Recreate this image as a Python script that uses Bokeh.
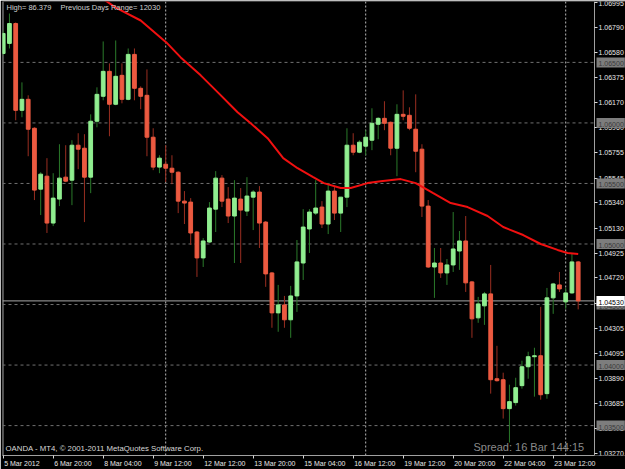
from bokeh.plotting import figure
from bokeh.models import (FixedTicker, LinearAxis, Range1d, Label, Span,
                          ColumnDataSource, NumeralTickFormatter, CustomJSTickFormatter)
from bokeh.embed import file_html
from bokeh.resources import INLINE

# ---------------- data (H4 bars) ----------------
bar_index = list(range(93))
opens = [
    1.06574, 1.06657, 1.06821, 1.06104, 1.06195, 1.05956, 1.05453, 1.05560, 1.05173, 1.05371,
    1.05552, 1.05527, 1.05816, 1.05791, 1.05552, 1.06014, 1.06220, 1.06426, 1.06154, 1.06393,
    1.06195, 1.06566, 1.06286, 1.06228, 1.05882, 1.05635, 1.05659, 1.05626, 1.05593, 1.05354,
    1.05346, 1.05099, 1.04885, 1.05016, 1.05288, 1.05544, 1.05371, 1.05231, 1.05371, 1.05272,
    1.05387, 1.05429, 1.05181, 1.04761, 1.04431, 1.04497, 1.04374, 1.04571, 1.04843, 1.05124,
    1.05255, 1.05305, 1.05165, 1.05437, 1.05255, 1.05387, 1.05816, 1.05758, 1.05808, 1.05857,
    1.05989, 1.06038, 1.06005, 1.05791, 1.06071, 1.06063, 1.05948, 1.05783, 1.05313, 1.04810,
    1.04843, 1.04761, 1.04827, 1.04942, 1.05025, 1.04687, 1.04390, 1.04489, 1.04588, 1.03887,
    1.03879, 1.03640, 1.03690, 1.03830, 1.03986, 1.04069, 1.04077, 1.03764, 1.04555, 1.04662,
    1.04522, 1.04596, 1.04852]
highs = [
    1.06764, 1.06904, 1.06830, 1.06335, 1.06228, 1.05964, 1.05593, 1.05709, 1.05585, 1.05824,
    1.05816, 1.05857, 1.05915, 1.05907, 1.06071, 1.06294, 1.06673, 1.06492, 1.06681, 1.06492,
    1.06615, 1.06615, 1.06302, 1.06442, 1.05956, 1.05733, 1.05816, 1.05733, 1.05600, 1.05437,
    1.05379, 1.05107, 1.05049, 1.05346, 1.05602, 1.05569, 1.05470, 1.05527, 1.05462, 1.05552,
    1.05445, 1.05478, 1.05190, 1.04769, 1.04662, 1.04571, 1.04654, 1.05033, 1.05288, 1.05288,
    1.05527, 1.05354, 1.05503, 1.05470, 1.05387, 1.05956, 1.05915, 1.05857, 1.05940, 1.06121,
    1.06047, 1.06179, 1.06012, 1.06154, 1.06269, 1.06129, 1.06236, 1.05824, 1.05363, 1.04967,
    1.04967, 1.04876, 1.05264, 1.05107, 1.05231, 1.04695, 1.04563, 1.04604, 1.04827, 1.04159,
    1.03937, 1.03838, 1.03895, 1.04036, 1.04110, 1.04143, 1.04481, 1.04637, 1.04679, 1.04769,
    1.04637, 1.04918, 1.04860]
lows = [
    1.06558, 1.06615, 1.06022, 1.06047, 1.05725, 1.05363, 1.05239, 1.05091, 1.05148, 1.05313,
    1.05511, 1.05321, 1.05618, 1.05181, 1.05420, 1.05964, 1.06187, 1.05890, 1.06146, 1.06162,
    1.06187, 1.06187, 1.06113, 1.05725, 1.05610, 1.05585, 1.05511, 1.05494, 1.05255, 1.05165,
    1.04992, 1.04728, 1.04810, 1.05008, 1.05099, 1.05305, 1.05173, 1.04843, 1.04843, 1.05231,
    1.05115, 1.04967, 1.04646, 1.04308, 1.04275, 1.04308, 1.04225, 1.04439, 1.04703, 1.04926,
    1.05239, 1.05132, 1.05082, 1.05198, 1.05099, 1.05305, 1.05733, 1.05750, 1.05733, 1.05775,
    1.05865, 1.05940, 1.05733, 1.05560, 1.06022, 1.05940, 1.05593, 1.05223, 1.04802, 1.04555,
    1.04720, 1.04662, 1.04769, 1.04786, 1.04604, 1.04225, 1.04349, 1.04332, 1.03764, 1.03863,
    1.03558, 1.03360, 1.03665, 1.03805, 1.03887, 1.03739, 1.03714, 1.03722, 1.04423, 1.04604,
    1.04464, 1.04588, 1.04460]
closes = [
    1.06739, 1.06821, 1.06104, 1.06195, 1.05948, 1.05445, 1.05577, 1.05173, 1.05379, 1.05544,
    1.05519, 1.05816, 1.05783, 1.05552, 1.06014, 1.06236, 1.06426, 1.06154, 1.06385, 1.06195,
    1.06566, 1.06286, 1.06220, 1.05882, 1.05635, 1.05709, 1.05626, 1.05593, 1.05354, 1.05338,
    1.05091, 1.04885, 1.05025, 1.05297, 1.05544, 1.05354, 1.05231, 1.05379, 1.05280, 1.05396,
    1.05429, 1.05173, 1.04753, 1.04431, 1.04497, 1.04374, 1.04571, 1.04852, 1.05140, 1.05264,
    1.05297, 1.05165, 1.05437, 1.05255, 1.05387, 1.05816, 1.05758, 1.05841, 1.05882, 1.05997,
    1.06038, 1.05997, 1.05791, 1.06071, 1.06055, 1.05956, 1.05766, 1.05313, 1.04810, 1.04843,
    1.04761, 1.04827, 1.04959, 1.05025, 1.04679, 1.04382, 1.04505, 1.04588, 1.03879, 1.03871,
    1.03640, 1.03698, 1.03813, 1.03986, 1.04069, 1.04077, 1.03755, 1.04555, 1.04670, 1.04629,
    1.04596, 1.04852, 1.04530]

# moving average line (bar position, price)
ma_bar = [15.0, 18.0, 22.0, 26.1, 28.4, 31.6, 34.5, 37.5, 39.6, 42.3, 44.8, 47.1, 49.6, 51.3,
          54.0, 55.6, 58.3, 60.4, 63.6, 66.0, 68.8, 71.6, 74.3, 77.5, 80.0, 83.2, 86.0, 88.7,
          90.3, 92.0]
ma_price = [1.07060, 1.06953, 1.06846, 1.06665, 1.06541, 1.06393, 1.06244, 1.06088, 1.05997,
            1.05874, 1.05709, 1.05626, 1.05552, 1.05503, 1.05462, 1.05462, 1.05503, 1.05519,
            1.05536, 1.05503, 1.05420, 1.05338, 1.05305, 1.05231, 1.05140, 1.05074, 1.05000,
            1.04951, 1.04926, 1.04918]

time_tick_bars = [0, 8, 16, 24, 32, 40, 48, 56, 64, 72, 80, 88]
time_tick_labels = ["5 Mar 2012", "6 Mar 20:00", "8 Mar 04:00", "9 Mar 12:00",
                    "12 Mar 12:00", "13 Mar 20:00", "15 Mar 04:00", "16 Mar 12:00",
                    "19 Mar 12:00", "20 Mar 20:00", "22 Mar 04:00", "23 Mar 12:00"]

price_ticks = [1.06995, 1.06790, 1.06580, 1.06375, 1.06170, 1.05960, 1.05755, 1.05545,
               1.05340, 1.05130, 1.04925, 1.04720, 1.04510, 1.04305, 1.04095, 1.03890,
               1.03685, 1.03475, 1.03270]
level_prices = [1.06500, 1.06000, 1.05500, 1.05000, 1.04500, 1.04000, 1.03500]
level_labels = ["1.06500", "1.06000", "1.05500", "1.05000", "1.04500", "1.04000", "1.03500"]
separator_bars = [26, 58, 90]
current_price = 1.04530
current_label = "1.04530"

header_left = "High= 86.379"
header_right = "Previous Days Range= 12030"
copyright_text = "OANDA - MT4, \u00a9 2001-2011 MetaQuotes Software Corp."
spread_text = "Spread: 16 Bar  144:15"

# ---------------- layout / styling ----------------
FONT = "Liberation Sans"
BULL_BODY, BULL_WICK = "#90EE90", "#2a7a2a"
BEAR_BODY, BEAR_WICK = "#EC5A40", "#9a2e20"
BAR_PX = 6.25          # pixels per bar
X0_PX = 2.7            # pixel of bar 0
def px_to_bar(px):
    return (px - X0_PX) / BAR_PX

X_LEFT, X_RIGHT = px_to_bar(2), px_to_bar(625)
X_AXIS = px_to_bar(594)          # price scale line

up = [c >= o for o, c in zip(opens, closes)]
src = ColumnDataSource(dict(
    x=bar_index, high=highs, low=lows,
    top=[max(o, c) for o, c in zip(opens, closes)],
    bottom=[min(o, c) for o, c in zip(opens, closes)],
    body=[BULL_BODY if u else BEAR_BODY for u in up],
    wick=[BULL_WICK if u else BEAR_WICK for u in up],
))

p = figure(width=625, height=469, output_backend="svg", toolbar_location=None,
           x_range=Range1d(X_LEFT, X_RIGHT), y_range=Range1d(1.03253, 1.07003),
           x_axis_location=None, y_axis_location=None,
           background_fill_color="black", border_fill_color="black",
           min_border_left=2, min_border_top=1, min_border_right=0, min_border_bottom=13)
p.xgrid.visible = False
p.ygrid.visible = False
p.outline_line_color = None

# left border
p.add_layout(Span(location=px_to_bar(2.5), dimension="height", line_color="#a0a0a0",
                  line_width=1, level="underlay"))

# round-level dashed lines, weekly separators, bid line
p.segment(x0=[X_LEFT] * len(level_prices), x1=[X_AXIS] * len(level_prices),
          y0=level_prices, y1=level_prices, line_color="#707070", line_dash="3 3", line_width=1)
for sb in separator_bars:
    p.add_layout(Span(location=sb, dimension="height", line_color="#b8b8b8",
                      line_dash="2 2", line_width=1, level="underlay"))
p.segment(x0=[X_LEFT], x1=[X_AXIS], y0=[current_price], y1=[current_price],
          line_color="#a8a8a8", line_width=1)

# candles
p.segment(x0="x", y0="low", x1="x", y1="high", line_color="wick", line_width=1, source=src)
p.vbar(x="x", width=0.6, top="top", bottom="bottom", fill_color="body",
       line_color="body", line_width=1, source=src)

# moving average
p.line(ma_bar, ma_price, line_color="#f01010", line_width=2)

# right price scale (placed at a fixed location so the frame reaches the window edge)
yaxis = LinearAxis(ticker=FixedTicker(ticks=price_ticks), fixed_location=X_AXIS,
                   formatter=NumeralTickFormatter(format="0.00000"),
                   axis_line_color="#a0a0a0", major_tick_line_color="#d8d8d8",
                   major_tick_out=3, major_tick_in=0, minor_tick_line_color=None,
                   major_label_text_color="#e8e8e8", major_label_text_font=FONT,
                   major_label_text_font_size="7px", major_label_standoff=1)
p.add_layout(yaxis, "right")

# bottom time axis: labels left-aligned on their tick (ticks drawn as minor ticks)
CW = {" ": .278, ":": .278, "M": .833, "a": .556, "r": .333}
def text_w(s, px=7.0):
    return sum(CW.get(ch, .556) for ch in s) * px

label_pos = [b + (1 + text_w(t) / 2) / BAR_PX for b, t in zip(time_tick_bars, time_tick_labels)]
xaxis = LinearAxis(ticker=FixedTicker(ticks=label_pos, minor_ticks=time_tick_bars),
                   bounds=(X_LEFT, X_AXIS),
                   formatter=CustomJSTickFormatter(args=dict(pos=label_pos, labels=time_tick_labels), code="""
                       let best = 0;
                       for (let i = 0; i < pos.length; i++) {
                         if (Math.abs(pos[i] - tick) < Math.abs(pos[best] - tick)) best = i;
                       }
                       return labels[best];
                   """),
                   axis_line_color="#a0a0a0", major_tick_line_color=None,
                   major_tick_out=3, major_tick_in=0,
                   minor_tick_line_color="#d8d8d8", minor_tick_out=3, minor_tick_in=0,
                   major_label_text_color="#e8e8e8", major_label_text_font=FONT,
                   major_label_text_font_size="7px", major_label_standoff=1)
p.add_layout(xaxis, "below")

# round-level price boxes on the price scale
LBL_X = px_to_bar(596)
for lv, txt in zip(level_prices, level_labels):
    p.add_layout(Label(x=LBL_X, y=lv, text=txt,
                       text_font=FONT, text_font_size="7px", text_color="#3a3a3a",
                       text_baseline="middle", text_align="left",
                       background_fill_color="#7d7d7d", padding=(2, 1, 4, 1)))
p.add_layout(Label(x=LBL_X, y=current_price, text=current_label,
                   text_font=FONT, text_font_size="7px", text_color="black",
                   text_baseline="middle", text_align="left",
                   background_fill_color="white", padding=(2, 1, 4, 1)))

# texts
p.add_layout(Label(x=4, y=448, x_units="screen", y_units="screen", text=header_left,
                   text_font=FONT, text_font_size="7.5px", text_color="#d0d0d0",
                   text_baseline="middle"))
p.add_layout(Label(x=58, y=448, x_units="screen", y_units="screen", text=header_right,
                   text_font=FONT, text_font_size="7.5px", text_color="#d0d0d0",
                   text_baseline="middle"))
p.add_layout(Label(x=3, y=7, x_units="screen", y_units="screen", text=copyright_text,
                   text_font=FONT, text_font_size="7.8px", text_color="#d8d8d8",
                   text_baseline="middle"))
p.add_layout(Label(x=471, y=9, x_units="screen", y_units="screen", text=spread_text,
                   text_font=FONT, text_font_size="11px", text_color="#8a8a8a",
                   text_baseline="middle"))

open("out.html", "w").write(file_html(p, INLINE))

════════

Problem to work on.
Please reproduce the listing exactly from its opening line through the line that contains "from bokeh.resources import INLINE", both included, with all pictures omitted.

Answer for the task.
Recreate this image as a Python script that uses Bokeh.
from bokeh.plotting import figure
from bokeh.models import (FixedTicker, LinearAxis, Range1d, Label, Span,
                          ColumnDataSource, NumeralTickFormatter, CustomJSTickFormatter)
from bokeh.embed import file_html
from bokeh.resources import INLINE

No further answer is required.